Star Wars: Episode III – Revenge of the Sith (2005)

Star_Wars_Episode_III_Revenge_of_the_Sith_posterAfter the first film in the prequel trilogy blundered catastrophically, and the second film just barely passed muster, this was the film that did the prequel trilogy justice. Personally, I think this is the only prequel film Star Wars ever needed. I still find it baffling how George Lucas thought to make a whole trilogy of lavishly budgeted yet painfully unnecessary films, when only this final prequel was worth the price.

This film sees a more focused, yet somewhat more complex story take place. It sees Anakin Skywalker grappling with his doubts towards the Jedi Order, and even his trusted mentor as he is guided to the allure of the dark side of the force. Meanwhile, as the Separatists continue to wage war on the Jedi and the Republic, Chancellor Palpatine continues to orchestrate the political disintegration of the republic (a plot that was hinted at in the previous films, but now George Lucas has decided to bring it to the centre of attention), while training Anakin to accept the dark side, leading him to a grim fate.

With this film, the events of the classic trilogy are set into motion, and there are certainly a lot of subtle homages to the first Star Wars films, perhaps because George Lucas thought the link between the two wasn’t clear enough. Understandably, this film had a much darker tone than the two previous films in the trilogy, with an element of tragedy hanging over the later part of the film. However, the film seems to go around presenting Anakin as the evil Luke Skywalker (or Luke’s evil dad if you prefer), and it’s not exactly subtle about it. Anakin went from a semi-obnoxious side character, to a whiny teenage apprentice, and from there to a child-killing nut job who’s a complete slave to his emotions, or rather, the desires instilled in him by Palpatine.

The story was certainly well-told, but the butchered characterization and bad dialogue from the previous film still linger in this film. In fact, I’d say the characterization has gotten worse. I already mentioned in the review for Attack of the Clones that Hayden Christensen was a bad choice for the lead role, and in this film, he’s not much better, though in the last film he gave a rather clinical performance. In this film, he’s trying to be passionate, and often overdoes it. Meanwhile, Padmé’s characterization takes a royal beating as the film focuses on the wifely side of her character. In the previous film, you saw her as a strong-willed, independent woman who could capably take charge while the two Jedi knights bickered. I guess she lost that quality after she married Anakin. Either that, or George Lucas was really bad as writing female characters. In this film, Padmé is portrayed as a loyal, yet pessimistic wife bearing Anakin’s children, and that’s pretty much it. The other characters seem to do far better than them, to the point that, towards the end, it’s the film’s villain that steals the entire show.

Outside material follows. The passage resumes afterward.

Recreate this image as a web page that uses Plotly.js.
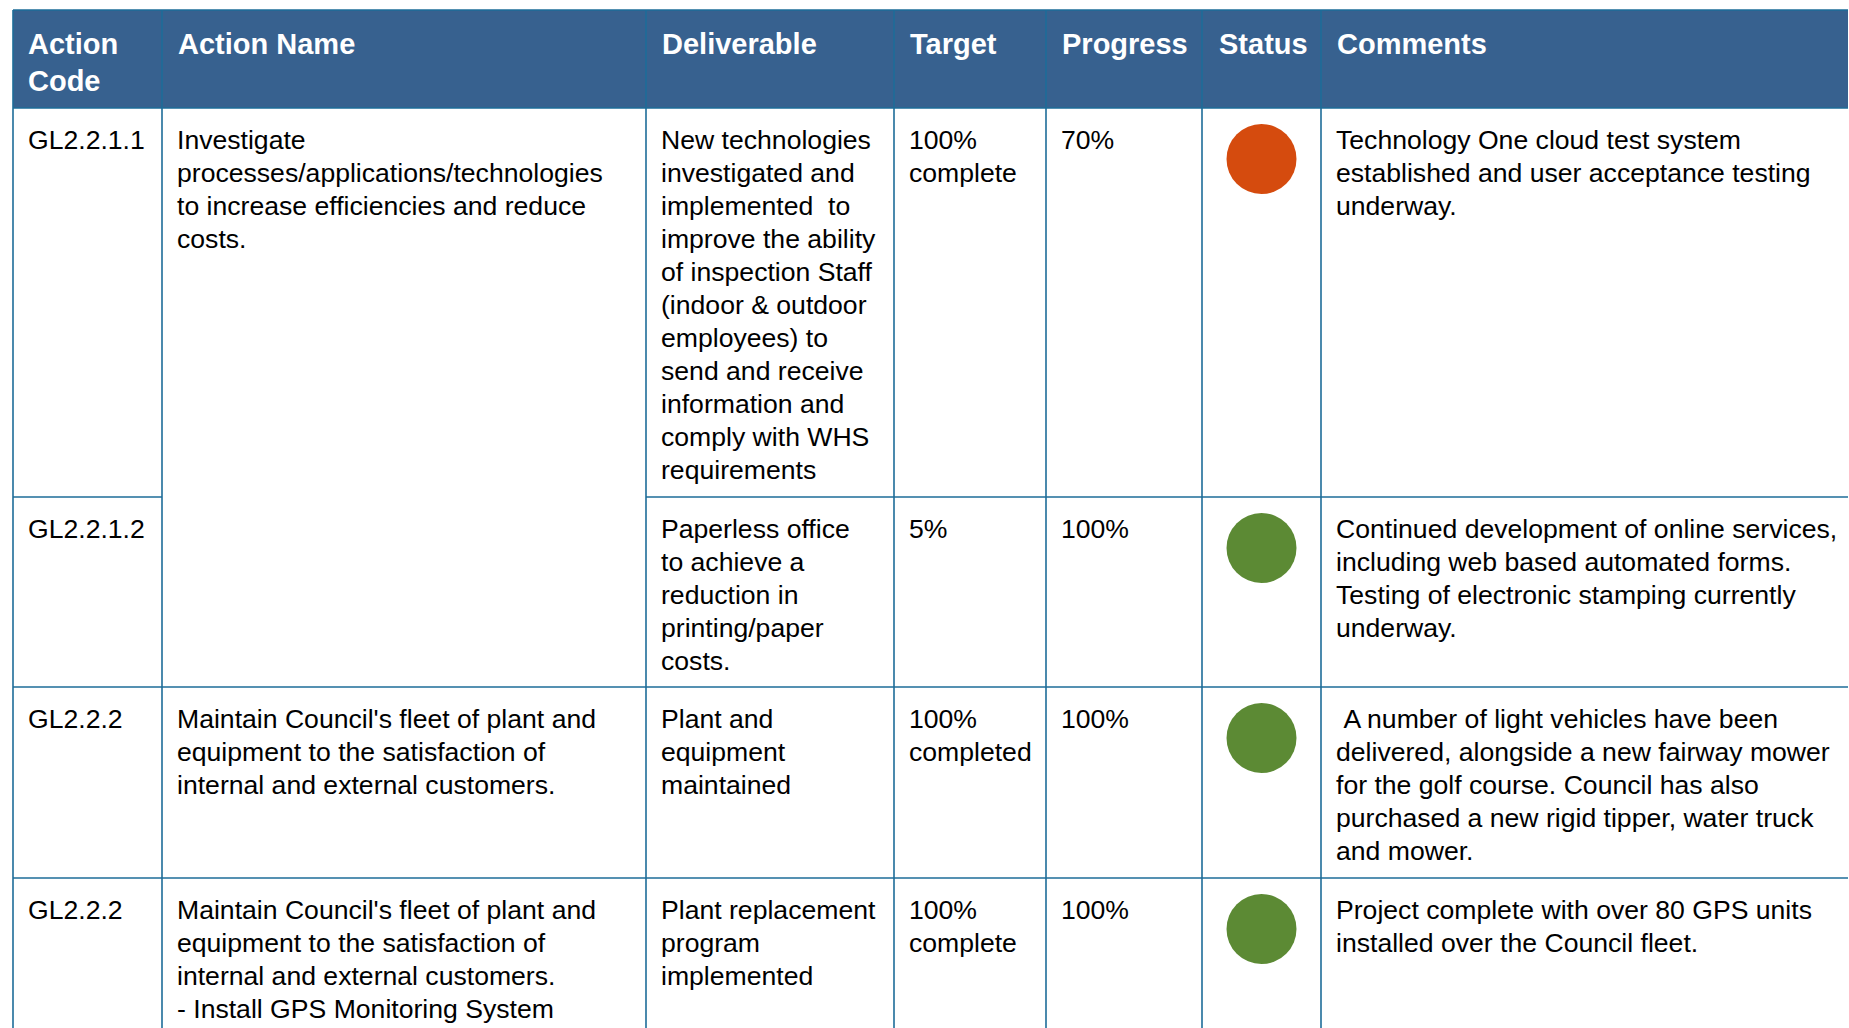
<!DOCTYPE html>
<html>
<head>
<meta charset="utf-8">
<script src="https://cdn.plot.ly/plotly-3.0.1.min.js"></script>
<style>html,body{margin:0;padding:0;background:#fff;overflow:hidden}#chart{width:1849px;height:1028px}</style>
</head>
<body>
<div id="chart"></div>
<script>
// ---------- DATA ----------
const headers = [["Action", "Code"], ["Action Name"], ["Deliverable"], ["Target"], ["Progress"], ["Status"], ["Comments"]];
const codes = ["GL2.2.1.1", "GL2.2.1.2", "GL2.2.2", "GL2.2.2"];
const actionNames = [
  ["Investigate", "processes/applications/technologies", "to increase efficiencies and reduce", "costs."],
  [],
  ["Maintain Council's fleet of plant and", "equipment to the satisfaction of", "internal and external customers."],
  ["Maintain Council's fleet of plant and", "equipment to the satisfaction of", "internal and external customers.", "- Install GPS Monitoring System"]
];
const deliverables = [
  ["New technologies", "investigated and", "implemented  to", "improve the ability", "of inspection Staff", "(indoor & outdoor", "employees) to", "send and receive", "information and", "comply with WHS", "requirements"],
  ["Paperless office", "to achieve a", "reduction in", "printing/paper", "costs."],
  ["Plant and", "equipment", "maintained"],
  ["Plant replacement", "program", "implemented"]
];
const targets = [["100%", "complete"], ["5%"], ["100%", "completed"], ["100%", "complete"]];
const progress = [["70%"], ["100%"], ["100%"], ["100%"]];
const statuses = ["Orange", "Green", "Green", "Green"];
const comments = [
  ["Technology One cloud test system", "established and user acceptance testing", "underway."],
  ["Continued development of online services,", "including web based automated forms.", "Testing of electronic stamping currently", "underway."],
  ["\u00a0A number of light vehicles have been", "delivered, alongside a new fairway mower", "for the golf course. Council has also", "purchased a new rigid tipper, water truck", "and mower."],
  ["Project complete with over 80 GPS units", "installed over the Council fleet."]
];

// ---------- LAYOUT / STYLE ----------
const W = 1849, H = 1028;
const colEdges = [13, 162, 646, 894, 1046, 1202, 1321, 1848];
const headTop = 10, headBot = 108;
const rowEdges = [108, 497, 687, 878, 1040];
const actionSpan = [2, 0, 1, 1]; // merged cells in Action Name column
const statusColors = { Orange: "#D54B0E", Green: "#5C8A34" };
const headerFill = "#37618F";
const borderColor = "#1D6C99";
const FONT = "Liberation Sans, Arial, sans-serif";
const bodySize = 26.6, headSize = 29;
const lineGap = 33, firstLine = 31.5, padX = 14;
const headLineGap = 36.6, headFirst = 34;
const headPad = [14, 15, 15, 15, 15, 16, 15];

const shapes = [];
const annotations = [];
function line(x0, y0, x1, y1) {
  shapes.push({type: "line", xref: "x", yref: "y", x0, y0, x1, y1, line: {color: borderColor, width: 1.6}});
}
// header background
shapes.push({type: "rect", xref: "x", yref: "y", x0: colEdges[0], x1: colEdges[colEdges.length - 1], y0: headTop, y1: headBot, fillcolor: headerFill, line: {width: 0}, layer: "below"});
// horizontal lines
line(colEdges[0], headTop, colEdges[7], headTop);
line(colEdges[0], headBot, colEdges[7], headBot);
for (let r = 1; r < rowEdges.length - 1; r++) {
  const y = rowEdges[r];
  for (let c = 0; c < 7; c++) {
    if (c === 1 && actionSpan[r] === 0) continue; // merged cell continues
    line(colEdges[c], y, colEdges[c + 1], y);
  }
}
// vertical lines
for (let c = 0; c < 7; c++) line(colEdges[c], headTop, colEdges[c], H + 5);

function addLines(lines, x, yStart, gap, size, color, bold) {
  lines.forEach((t, i) => {
    annotations.push({
      xref: "x", yref: "y", x: x, y: yStart + i * gap, text: bold ? "<b>" + t + "</b>" : t,
      showarrow: false, xanchor: "left", yanchor: "middle", align: "left",
      borderpad: 0, font: {family: FONT, size: size, color: color}
    });
  });
}
// header text
headers.forEach((h, c) => addLines(h, colEdges[c] + headPad[c], headTop + headFirst, headLineGap, headSize, "#FFFFFF", true));
// body text
const cols = [codes.map(c => [c]), actionNames, deliverables, targets, progress, null, comments];
for (let r = 0; r < codes.length; r++) {
  const y0 = rowEdges[r] + firstLine;
  cols.forEach((col, c) => {
    if (!col) return;
    addLines(col[r], colEdges[c] + padX, y0, lineGap, bodySize, "#000000", false);
  });
}

const statusTrace = {
  type: "scatter", mode: "markers",
  x: statuses.map(() => (colEdges[5] + colEdges[6]) / 2),
  y: statuses.map((s, r) => rowEdges[r] + 51),
  marker: {size: 70, color: statuses.map(s => statusColors[s]), line: {width: 0}},
  hoverinfo: "skip", showlegend: false
};

Plotly.newPlot("chart", [statusTrace], {
  width: W, height: H,
  margin: {l: 0, r: 0, t: 0, b: 0},
  paper_bgcolor: "#FFFFFF", plot_bgcolor: "#FFFFFF",
  xaxis: {range: [0, W], visible: false, fixedrange: true},
  yaxis: {range: [H, 0], visible: false, fixedrange: true},
  shapes: shapes, annotations: annotations, showlegend: false
}, {staticPlot: true, displayModeBar: false});
</script>
</body>
</html>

While the film struggled in terms of characterization and acting, it still stands tall as a visual spectacle, perhaps the greatest Star Wars spectacle until The Force Awakens arrived. The visuals have definitely improved, with the set-pieces demonstrating great digital craftsmanship. Of course, it does seem as though it’s more CGI than movie, but the CGI was done well. Right from the beginning, the film pursues a more action-oriented direction than its predecessor. The fight scenes here are certainly more energetic than in the previous film, and of course there’s the film’s centrepiece – the climactic final showdown between Anakin and Obi-Wan.

Overall, I’d say that this was definitely the finale that the prequel trilogy deserved, but I still think the whole idea of a prequel trilogy was painfully unnecessary. As good as this film was, the whole trilogy could have been far better if it were a trilogy of totally new films unrelated to Star Wars. Even if a prequel were necessary for the mythology of Star Wars, George Lucas could easily have just made one prequel instead of three. For all the problems of the trilogy as the whole, at least this one well-directed film went out in a blazing spectacle.